We can use `AutoModel` class from the `transformers` library to download and cache the specific model architecture and weights using `from_pretrained()` method. The AutoModel class is a wrappers designed to fetch the appropriate model architecture for a given checkpoint.

In [None]:
from transformers import AutoModel

model = AutoModel.from_pretrained("bert-base-cased")

In this case AutoModel will fetch a BERT model on the basis of the checkpoint provided in the `from_pretrained()` method. It downloads and chches the model architechure (12 layers, 768 hidden size, 12 attention heads) and the weights from HuggingFace Hub.

However, we can use a specific model class directly in case we know the type of model we want to use for the checkpoint.

In [None]:
from transformers import BertModel

model = BertModel.from_pretrained("bert-base-cased")

## Loading and saving

We can use `save_pretrained()` method, to save the model's weights and architecture configuration.

In [None]:
model.save_pretrained("bert")

This will save two file in the path provided in the `save_pretrained()`. The path will have two files `config.json` and `model.safetensors`.

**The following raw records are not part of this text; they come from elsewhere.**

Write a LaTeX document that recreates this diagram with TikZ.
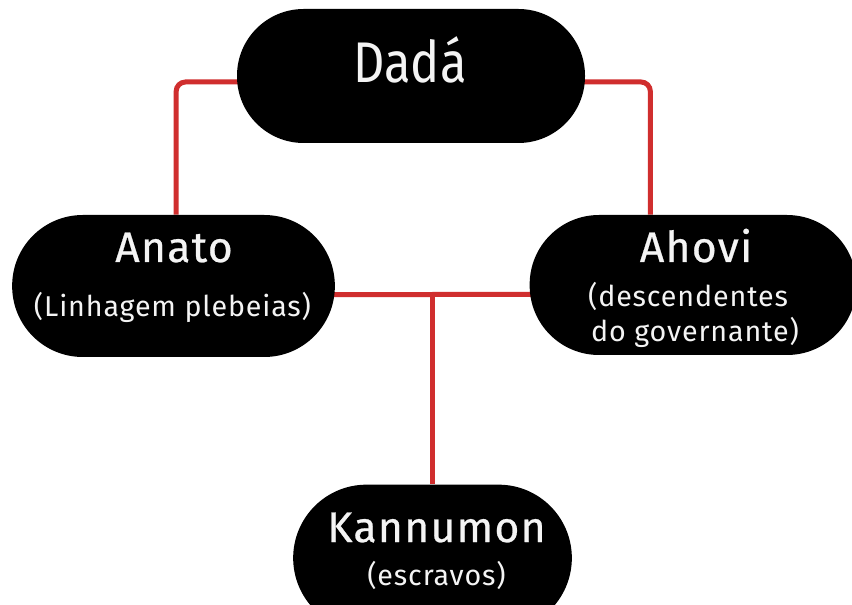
\documentclass[tikz,border=0pt]{standalone}
\usepackage{fontspec}
\setmainfont{Fira Sans}
\usetikzlibrary{backgrounds}
\definecolor{linkred}{RGB}{208,46,46}
\definecolor{txtwhite}{RGB}{244,244,244}
\tikzset{
  pill/.style={fill=black, draw=none, rounded corners=#1, inner sep=0pt},
  link/.style={draw=linkred, line width=3.75pt, rounded corners=7pt},
  bigtxt/.style={text=txtwhite, inner sep=0pt, anchor=base, font=\fontsize{43}{50}\selectfont},
  nametxt/.style={text=txtwhite, inner sep=0pt, anchor=base, font=\fontsize{32}{38}\selectfont\addfontfeature{LetterSpace=3,FakeBold=0.6}},
  subtxt/.style={text=txtwhite, inner sep=0pt, anchor=base, font=\fontsize{21.5}{26}\selectfont\addfontfeature{LetterSpace=3}}
}
\begin{document}
\begin{tikzpicture}[x=0.75pt, y=-0.75pt]
\useasboundingbox (0,0) rectangle (852,605);
% boxes
\node[pill=50pt, minimum width=261pt, minimum height=100.5pt] (dada) at (411,76) {};
\node[pill=53pt, minimum width=242pt, minimum height=106.5pt] (anato) at (173.5,286) {};
\node[pill=52pt, minimum width=245pt, minimum height=105pt] (ahovi) at (693,285) {};
\node[pill=55pt, minimum width=209pt, minimum height=110pt] (kann) at (432.5,558) {};
% texts
\node[bigtxt, xscale=0.85] (dadat) at (410,83) {Dadá};
\node[nametxt] (anatot) at (174,262) {Anato};
\node[subtxt] (anatos) at (172.5,317) {(Linhagem plebeias)};
\node[nametxt] (ahovit) at (696,262) {Ahovi};
\node[subtxt] (ahovis1) at (688,307) {(descendentes};
\node[subtxt] (ahovis2) at (695,342) {do governante)};
\node[nametxt] (kannt) at (436.5,542) {Kannumon};
\node[subtxt] (kanns) at (436.5,585) {(escravos)};
% connectors
\coordinate (jn) at (435,295);
\begin{pgfonlayer}{background}
\fill[white] (0,0) rectangle (852,605);
\draw[link] ([yshift=-4.5pt]dada.center) -| ([xshift=2pt]anato.north);
\draw[link] ([yshift=-4.5pt]dada.center) -| ([xshift=-32pt]ahovi.north);
\draw[link] ([yshift=-6.75pt]anato.center) -- ([yshift=-6.75pt]ahovi.center);
\draw[link, rounded corners=0pt] (kann.north |- jn) -- (kann.north);
\end{pgfonlayer}
\end{tikzpicture}
\end{document}
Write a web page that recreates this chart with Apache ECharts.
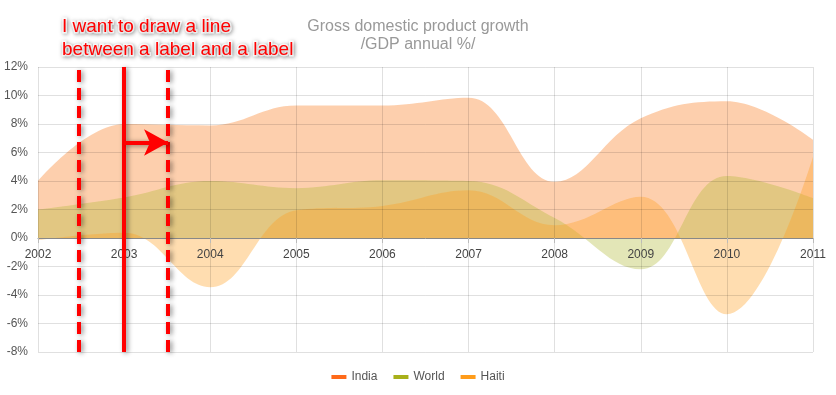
<!DOCTYPE html>
<html>
<head>
<meta charset="utf-8">
<script src="https://cdn.jsdelivr.net/npm/echarts@6/dist/echarts.min.js"></script>
<style>html,body{margin:0;padding:0;background:#fff;}#c{width:836px;height:395px;}</style>
</head>
<body>
<div id="c"></div>
<script>
var years = [2002, 2003, 2004, 2005, 2006, 2007, 2008, 2009, 2010, 2011];
var india = [4.0, 8.0, 7.9, 9.3, 9.3, 9.85, 3.95, 8.4, 9.6, 6.9];
var world = [2.0, 2.85, 4.0, 3.5, 4.05, 4.0, 1.4, -2.2, 4.35, 2.8];
var haiti = [-0.15, 0.37, -3.45, 1.95, 2.25, 3.35, 0.9, 2.9, -5.35, 5.7];
var yTicks = [-8, -6, -4, -2, 0, 2, 4, 6, 8, 10, 12];
var annotationLines = [2002.47, 2003, 2003.51];
var arrowFrom = [2003, 6.7];
var arrowTo = [2003.51, 6.7];

function pairs(vals) { return years.map(function (y, i) { return [y, vals[i]]; }); }

var font = "Arial, 'Liberation Sans', sans-serif";
var chart = echarts.init(document.getElementById('c'), null, {renderer: 'canvas'});
var redShadow = {shadowBlur: 5, shadowColor: 'rgba(0,0,0,0.45)', shadowOffsetX: 2, shadowOffsetY: 1};

chart.setOption({
  animation: false,
  title: [{
    text: 'Gross domestic product growth\n/GDP annual %/',
    left: 'center', top: 13,
    textStyle: {color: '#999', fontSize: 16, fontWeight: 'normal', fontFamily: font, lineHeight: 18}
  }, {
    text: 'I want to draw a line\nbetween a label and a label',
    left: 57, top: 10,
    textStyle: {color: '#ff0000', fontSize: 19, fontWeight: 'normal', fontFamily: font, lineHeight: 23,
      textBorderColor: '#fff', textBorderWidth: 3, textShadowBlur: 4, textShadowColor: 'rgba(0,0,0,0.35)', textShadowOffsetX: 1, textShadowOffsetY: 1}
  }],
  legend: {
    bottom: 7, left: 'center',
    icon: 'rect', itemWidth: 15, itemHeight: 4, itemGap: 16,
    textStyle: {color: '#555', fontSize: 12, fontFamily: font},
    data: ['India', 'World', 'Haiti']
  },
  grid: {left: 38, right: 23, top: 67, bottom: 43, containLabel: false},
  xAxis: {
    type: 'value', min: years[0], max: years[years.length - 1], interval: 1, z: 5,
    axisLine: {onZero: true, lineStyle: {color: '#888', width: 1}},
    axisTick: {show: true, length: 5, lineStyle: {color: '#bbb'}},
    axisLabel: {color: '#444', fontSize: 12, fontFamily: font, margin: -103, formatter: function (v) { return String(v); }},
    splitLine: {show: true, lineStyle: {color: 'rgba(0,0,0,0.12)'}}
  },
  yAxis: {
    type: 'value', min: yTicks[0], max: yTicks[yTicks.length - 1], interval: 2, z: 5,
    axisLine: {show: false}, axisTick: {show: false},
    axisLabel: {color: '#555', fontSize: 12, fontFamily: font, margin: 10, formatter: function (v) { return v + '%'; }},
    splitLine: {show: true, lineStyle: {color: 'rgba(0,0,0,0.12)'}}
  },
  series: [{
    name: 'India', type: 'line', data: pairs(india), smooth: 0.4, showSymbol: false,
    itemStyle: {color: '#ff6a1a'},
    lineStyle: {width: 0},
    areaStyle: {color: 'rgba(251,130,42,0.55)', origin: 0},
    markLine: {
      silent: true, symbol: ['none', 'none'], animation: false, z: 10,
      label: {show: false},
      data: [
        {xAxis: annotationLines[0], lineStyle: Object.assign({color: '#ff0000', width: 4, type: [12, 6]}, redShadow)},
        {xAxis: annotationLines[1], lineStyle: Object.assign({color: '#ff0000', width: 4, type: 'solid'}, redShadow)},
        {xAxis: annotationLines[2], lineStyle: Object.assign({color: '#ff0000', width: 4, type: [12, 6]}, redShadow)},
        [{coord: arrowFrom, symbol: 'none'}, {coord: arrowTo, symbol: 'arrow', symbolSize: [20, 24],
          lineStyle: Object.assign({color: '#ff0000', width: 4, type: 'solid'}, redShadow)}]
      ]
    }
  }, {
    name: 'World', type: 'line', data: pairs(world), smooth: 0.4, showSymbol: false,
    itemStyle: {color: '#a8b01a'},
    lineStyle: {width: 0},
    areaStyle: {color: 'rgba(175,184,50,0.5)', origin: 0}
  }, {
    name: 'Haiti', type: 'line', data: pairs(haiti), smooth: 0.4, showSymbol: false,
    itemStyle: {color: '#ff9c1a'},
    lineStyle: {width: 0},
    areaStyle: {color: 'rgba(255,160,30,0.5)', origin: 0}
  }]
});
</script>
</body>
</html>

The config.json file have necessary attributes needed to build the model architecture and some metadata. The `model.safetensors` is the state dictionary containing weights.

To reuse a saved model, use the from_pretrained() method again.

In [None]:
from transformers import AutoModel

model = AutoModel.from_pretrained("bert")

## Model Flow

Transformer models handle text by turning the inputs into numbers. Here we will look at exactly what happens when your text is processed by the tokenizer.

In [None]:
from transformers import AutoTokenizer

tokenizer = AutoTokenizer.from_pretrained("bert-base-cased")

encoded_input = tokenizer("Hello, I'm a single sentence!")
print(encoded_input)

We can decode the input IDs to get back the original text

In [3]:
tokenizer.decode(encoded_input["input_ids"])

"[CLS] Hello, I ' m a single sentence! [SEP]"

You’ll notice that the tokenizer has added special tokens — [CLS] and [SEP] — required by the model. Not all models need special tokens; they’re utilized when a model was pretrained with them

In [None]:
encoded_input = tokenizer("How are you?", "I'm fine, thank you!")
print(encoded_input)

In [None]:
encoded_input = tokenizer("How are you?", "I'm fine, thank you!", return_tensors="pt")
print(encoded_input)

In [None]:
encoded_input = tokenizer(
    ["How are you?", "I'm fine, thank you!"], padding=True, return_tensors="pt"
)
print(encoded_input)

In [None]:
encoded_input = tokenizer(
    "This is a very very very very very very very very very very very very very very very very very very very very very very very very very very very very very very very very very very very very very very very very very very very very very very very very very long sentence.",
    truncation=True,
)
print(encoded_input["input_ids"])

In [None]:
encoded_input = tokenizer(
    ["How are you?", "I'm fine, thank you!"],
    padding=True,
    truncation=True,
    max_length=5,
    return_tensors="pt",
)
print(encoded_input)

In [None]:
encoded_input = tokenizer("How are you?")
print(encoded_input["input_ids"])
tokenizer.decode(encoded_input["input_ids"])

In [None]:
sequences = [
    "I've been waiting for a HuggingFace course my whole life.",
    "I hate this so much!",
]